Astronomers studying 30 Ultra-Diffuse Galaxies (UDGs) in the Hydra galaxy cluster have found unexpected rotational motion in around half of them. These findings challenge previous theories on how these faint galaxies form and evolve.
The research team utilised the LEWIS observing programme, conducted with the MUSE integral field spectrograph on the Very Large Telescope in Chile. This allowed them to measure the movement of stars within these faint galaxies.
A detailed study of UDG32 revealed its position at the tail end of a gas filament linked to the spiral galaxy NGC 3314A. The data suggest that UDG32's location is not coincidental but instead connected to the galaxy’s tidal tail.
One theory suggests that UDGs may form when gas is pulled from larger galaxies due to gravitational interactions. If gas clouds remain in the filaments, they can collapse and create stars, forming UDGs. The findings from UDG32 support this theory.
UDG32 contains more elements heavier than hydrogen and helium compared to other UDGs in the Hydra cluster. Despite its stars being younger, their composition suggests they formed from metal-enriched gas shed by a larger, older galaxy.

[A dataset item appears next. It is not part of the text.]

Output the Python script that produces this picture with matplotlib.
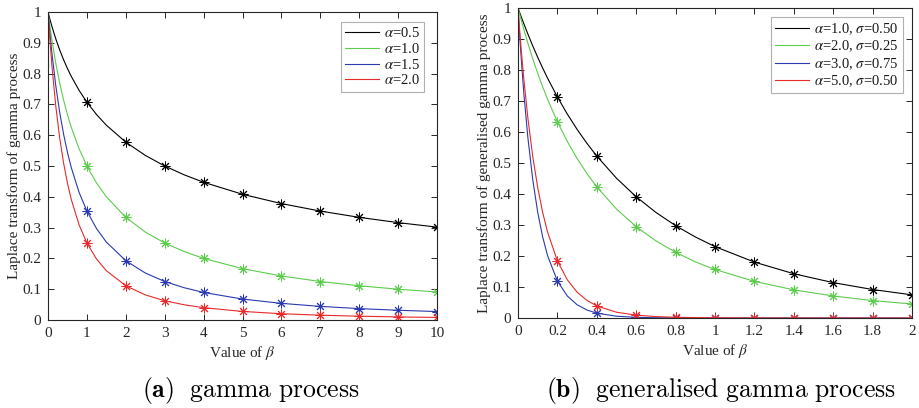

The LEWIS project has doubled the number of spectroscopically analysed UDGs and provided a broader understanding of their properties within a forming galaxy cluster. The research has helped establish links between star motion, dark matter content, and galaxy formation.
The research team has published their findings in two papers in the journal Astronomy & Astrophysics. Their results contribute to an evolving understanding of how UDGs develop and interact within galaxy clusters.